(begin)

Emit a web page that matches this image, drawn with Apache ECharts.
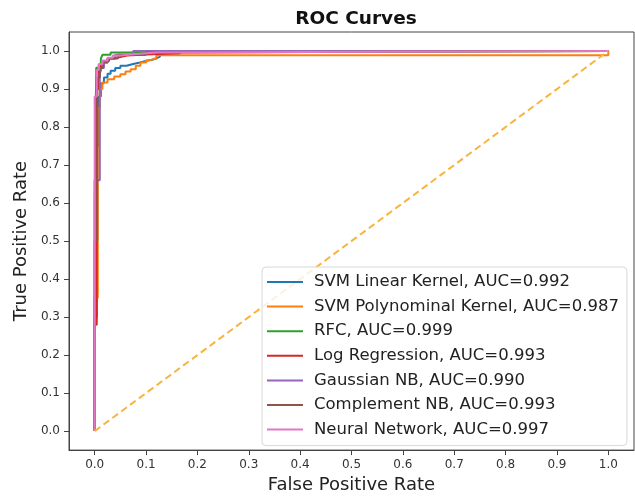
<!DOCTYPE html>
<html>
<head>
<meta charset="utf-8">
<script src="https://cdn.jsdelivr.net/npm/echarts@6/dist/echarts.min.js"></script>
<style>
  html, body { margin: 0; padding: 0; background: #fff; }
  #chart { width: 635px; height: 499px; }
</style>
</head>
<body>
<div id="chart"></div>
<script>
// [fpr, tpr] corner points
const svmLinear = [[0,0],[0,0.3],[0.004,0.3],[0.004,0.75],[0.008,0.75],[0.008,0.88],[0.012,0.88],[0.012,0.915],
  [0.018,0.915],[0.018,0.93],[0.025,0.93],[0.025,0.94],[0.031,0.94],[0.031,0.948],[0.04,0.948],[0.04,0.955],
  [0.05,0.955],[0.05,0.961],[0.062,0.961],[0.062,0.966],[0.075,0.966],[0.075,0.97],[0.088,0.97],[0.088,0.974],
  [0.1,0.974],[0.1,0.977],[0.112,0.977],[0.112,0.981],[0.121,0.981],[0.121,0.985],[0.127,0.985],[0.127,0.994],
  [0.166,0.994],[0.166,1],[1,1]];
const svmPoly = [[0,0],[0,0.35],[0.006,0.35],[0.006,0.85],[0.01,0.85],[0.01,0.9],[0.015,0.9],[0.015,0.917],
  [0.025,0.917],[0.025,0.926],[0.038,0.926],[0.038,0.933],[0.05,0.933],[0.05,0.939],[0.06,0.939],[0.06,0.946],
  [0.07,0.946],[0.07,0.952],[0.08,0.952],[0.08,0.961],[0.089,0.961],[0.089,0.97],[0.1,0.97],[0.1,0.976],
  [0.108,0.976],[0.108,0.981],[0.12,0.981],[0.12,0.989],[1,0.989],[1,1]];
const rfc = [[0,0],[0,0.6],[0.003,0.6],[0.003,0.956],[0.008,0.956],[0.008,0.965],[0.012,0.965],[0.012,0.98],
  [0.015,0.98],[0.015,0.99],[0.031,0.99],[0.031,0.996],[0.046,0.996],[0.046,1],[1,1]];
const logReg = [[0,0],[0,0.28],[0.004,0.28],[0.004,0.9],[0.008,0.9],[0.008,0.948],[0.012,0.948],[0.012,0.962],
  [0.018,0.962],[0.018,0.974],[0.028,0.974],[0.028,0.98],[0.037,0.98],[0.037,0.984],[0.05,0.984],[0.05,0.988],
  [0.063,0.988],[0.063,0.991],[0.1,0.991],[0.1,0.994],[0.166,0.994],[0.166,1],[1,1]];
const gaussNB = [[0,0],[0,0.66],[0.01,0.66],[0.01,0.94],[0.013,0.94],[0.013,0.955],[0.018,0.955],[0.018,0.97],
  [0.025,0.97],[0.025,0.98],[0.04,0.98],[0.04,0.99],[0.075,0.99],[0.075,1],[1,1]];
const complNB = [[0,0],[0,0.5],[0.005,0.5],[0.005,0.93],[0.01,0.93],[0.01,0.955],[0.016,0.955],[0.016,0.97],
  [0.025,0.97],[0.025,0.98],[0.045,0.98],[0.045,0.99],[0.1,0.99],[0.1,0.996],[0.14,0.996],[0.14,1],[1,1]];
const neuralNet = [[0,0],[0,0.88],[0.004,0.88],[0.004,0.95],[0.008,0.95],[0.008,0.965],[0.015,0.965],[0.015,0.975],
  [0.025,0.975],[0.025,0.982],[0.035,0.982],[0.035,0.988],[0.05,0.988],[0.05,0.991],[0.07,0.991],[0.07,0.996],
  [0.12,0.996],[0.12,1],[1,1]];
const chance = [[0,0],[1,1]];

const names = ['SVM Linear Kernel, AUC=0.992', 'SVM Polynominal Kernel, AUC=0.987', 'RFC, AUC=0.999',
  'Log Regression, AUC=0.993', 'Gaussian NB, AUC=0.990', 'Complement NB, AUC=0.993', 'Neural Network, AUC=0.997'];
const curves = [svmLinear, svmPoly, rfc, logReg, gaussNB, complNB, neuralNet];
const colors = ['#1f77b4', '#ff7f0e', '#2ca02c', '#d62728', '#9467bd', '#8c564b', '#e377c2'];
const ticks = [0, 0.1, 0.2, 0.3, 0.4, 0.5, 0.6, 0.7, 0.8, 0.9, 1.0];

const font = 'DejaVu Sans';
const axisCommon = {
  type: 'value', min: -0.05, max: 1.05,
  nameLocation: 'middle',
  nameTextStyle: { fontFamily: font, fontSize: 18, color: '#222' },
  axisLine: { show: true, onZero: false, lineStyle: { color: '#444', width: 1 } },
  axisTick: { show: true, length: 5, customValues: ticks, lineStyle: { color: '#444' } },
  axisLabel: { customValues: ticks, fontFamily: font, fontSize: 12, color: '#333', margin: 9,
    formatter: v => v.toFixed(1) },
  splitLine: { show: false }
};

let series = curves.map((d, i) => ({
  name: names[i], type: 'line', data: d, symbol: 'none',
  lineStyle: { color: colors[i], width: 2 }, itemStyle: { color: colors[i] },
  animation: false
}));
series.push({
  name: 'chance', type: 'line', data: chance, symbol: 'none',
  lineStyle: { color: '#f9b43e', width: 2, type: [7, 4] }, animation: false
});

const chart = echarts.init(document.getElementById('chart'));
chart.setOption({
  backgroundColor: '#fff',
  color: colors,
  title: {
    text: 'ROC Curves', left: 351, textAlign: 'center', top: 5,
    textStyle: { fontFamily: font, fontSize: 18.5, fontWeight: 'bold', color: '#111' }
  },
  grid: { left: 69, right: 1, top: 32, bottom: 46, show: true, borderColor: '#444', borderWidth: 1 },
  xAxis: Object.assign({}, axisCommon, { name: 'False Positive Rate', nameGap: 25 }),
  yAxis: Object.assign({}, axisCommon, { name: 'True Positive Rate', nameGap: 38 }),
  legend: {
    data: names, orient: 'vertical', left: 262, top: 267,
    icon: 'rect', itemWidth: 36, itemHeight: 2, itemGap: 6.6,
    padding: [6, 8, 7, 5],
    backgroundColor: 'rgba(255,255,255,0.8)', borderColor: '#d8d8d8', borderWidth: 1, borderRadius: 4,
    textStyle: { fontFamily: font, fontSize: 16.5, lineHeight: 18, color: '#222', padding: [0, 0, 0, 6] }
  },
  series: series
});
</script>
</body>
</html>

(end)

» Task objective
Write the lines above out again exactly, without any of their pictures.

» Task result
Emit a web page that matches this image, drawn with Apache ECharts.
<!DOCTYPE html>
<html>
<head>
<meta charset="utf-8">
<script src="https://cdn.jsdelivr.net/npm/echarts@6/dist/echarts.min.js"></script>
<style>
  html, body { margin: 0; padding: 0; background: #fff; }
  #chart { width: 635px; height: 499px; }
</style>
</head>
<body>
<div id="chart"></div>
<script>
// [fpr, tpr] corner points
const svmLinear = [[0,0],[0,0.3],[0.004,0.3],[0.004,0.75],[0.008,0.75],[0.008,0.88],[0.012,0.88],[0.012,0.915],
  [0.018,0.915],[0.018,0.93],[0.025,0.93],[0.025,0.94],[0.031,0.94],[0.031,0.948],[0.04,0.948],[0.04,0.955],
  [0.05,0.955],[0.05,0.961],[0.062,0.961],[0.062,0.966],[0.075,0.966],[0.075,0.97],[0.088,0.97],[0.088,0.974],
  [0.1,0.974],[0.1,0.977],[0.112,0.977],[0.112,0.981],[0.121,0.981],[0.121,0.985],[0.127,0.985],[0.127,0.994],
  [0.166,0.994],[0.166,1],[1,1]];
const svmPoly = [[0,0],[0,0.35],[0.006,0.35],[0.006,0.85],[0.01,0.85],[0.01,0.9],[0.015,0.9],[0.015,0.917],
  [0.025,0.917],[0.025,0.926],[0.038,0.926],[0.038,0.933],[0.05,0.933],[0.05,0.939],[0.06,0.939],[0.06,0.946],
  [0.07,0.946],[0.07,0.952],[0.08,0.952],[0.08,0.961],[0.089,0.961],[0.089,0.97],[0.1,0.97],[0.1,0.976],
  [0.108,0.976],[0.108,0.981],[0.12,0.981],[0.12,0.989],[1,0.989],[1,1]];
const rfc = [[0,0],[0,0.6],[0.003,0.6],[0.003,0.956],[0.008,0.956],[0.008,0.965],[0.012,0.965],[0.012,0.98],
  [0.015,0.98],[0.015,0.99],[0.031,0.99],[0.031,0.996],[0.046,0.996],[0.046,1],[1,1]];
const logReg = [[0,0],[0,0.28],[0.004,0.28],[0.004,0.9],[0.008,0.9],[0.008,0.948],[0.012,0.948],[0.012,0.962],
  [0.018,0.962],[0.018,0.974],[0.028,0.974],[0.028,0.98],[0.037,0.98],[0.037,0.984],[0.05,0.984],[0.05,0.988],
  [0.063,0.988],[0.063,0.991],[0.1,0.991],[0.1,0.994],[0.166,0.994],[0.166,1],[1,1]];
const gaussNB = [[0,0],[0,0.66],[0.01,0.66],[0.01,0.94],[0.013,0.94],[0.013,0.955],[0.018,0.955],[0.018,0.97],
  [0.025,0.97],[0.025,0.98],[0.04,0.98],[0.04,0.99],[0.075,0.99],[0.075,1],[1,1]];
const complNB = [[0,0],[0,0.5],[0.005,0.5],[0.005,0.93],[0.01,0.93],[0.01,0.955],[0.016,0.955],[0.016,0.97],
  [0.025,0.97],[0.025,0.98],[0.045,0.98],[0.045,0.99],[0.1,0.99],[0.1,0.996],[0.14,0.996],[0.14,1],[1,1]];
const neuralNet = [[0,0],[0,0.88],[0.004,0.88],[0.004,0.95],[0.008,0.95],[0.008,0.965],[0.015,0.965],[0.015,0.975],
  [0.025,0.975],[0.025,0.982],[0.035,0.982],[0.035,0.988],[0.05,0.988],[0.05,0.991],[0.07,0.991],[0.07,0.996],
  [0.12,0.996],[0.12,1],[1,1]];
const chance = [[0,0],[1,1]];

const names = ['SVM Linear Kernel, AUC=0.992', 'SVM Polynominal Kernel, AUC=0.987', 'RFC, AUC=0.999',
  'Log Regression, AUC=0.993', 'Gaussian NB, AUC=0.990', 'Complement NB, AUC=0.993', 'Neural Network, AUC=0.997'];
const curves = [svmLinear, svmPoly, rfc, logReg, gaussNB, complNB, neuralNet];
const colors = ['#1f77b4', '#ff7f0e', '#2ca02c', '#d62728', '#9467bd', '#8c564b', '#e377c2'];
const ticks = [0, 0.1, 0.2, 0.3, 0.4, 0.5, 0.6, 0.7, 0.8, 0.9, 1.0];

const font = 'DejaVu Sans';
const axisCommon = {
  type: 'value', min: -0.05, max: 1.05,
  nameLocation: 'middle',
  nameTextStyle: { fontFamily: font, fontSize: 18, color: '#222' },
  axisLine: { show: true, onZero: false, lineStyle: { color: '#444', width: 1 } },
  axisTick: { show: true, length: 5, customValues: ticks, lineStyle: { color: '#444' } },
  axisLabel: { customValues: ticks, fontFamily: font, fontSize: 12, color: '#333', margin: 9,
    formatter: v => v.toFixed(1) },
  splitLine: { show: false }
};

let series = curves.map((d, i) => ({
  name: names[i], type: 'line', data: d, symbol: 'none',
  lineStyle: { color: colors[i], width: 2 }, itemStyle: { color: colors[i] },
  animation: false
}));
series.push({
  name: 'chance', type: 'line', data: chance, symbol: 'none',
  lineStyle: { color: '#f9b43e', width: 2, type: [7, 4] }, animation: false
});

const chart = echarts.init(document.getElementById('chart'));
chart.setOption({
  backgroundColor: '#fff',
  color: colors,
  title: {
    text: 'ROC Curves', left: 351, textAlign: 'center', top: 5,
    textStyle: { fontFamily: font, fontSize: 18.5, fontWeight: 'bold', color: '#111' }
  },
  grid: { left: 69, right: 1, top: 32, bottom: 46, show: true, borderColor: '#444', borderWidth: 1 },
  xAxis: Object.assign({}, axisCommon, { name: 'False Positive Rate', nameGap: 25 }),
  yAxis: Object.assign({}, axisCommon, { name: 'True Positive Rate', nameGap: 38 }),
  legend: {
    data: names, orient: 'vertical', left: 262, top: 267,
    icon: 'rect', itemWidth: 36, itemHeight: 2, itemGap: 6.6,
    padding: [6, 8, 7, 5],
    backgroundColor: 'rgba(255,255,255,0.8)', borderColor: '#d8d8d8', borderWidth: 1, borderRadius: 4,
    textStyle: { fontFamily: font, fontSize: 16.5, lineHeight: 18, color: '#222', padding: [0, 0, 0, 6] }
  },
  series: series
});
</script>
</body>
</html>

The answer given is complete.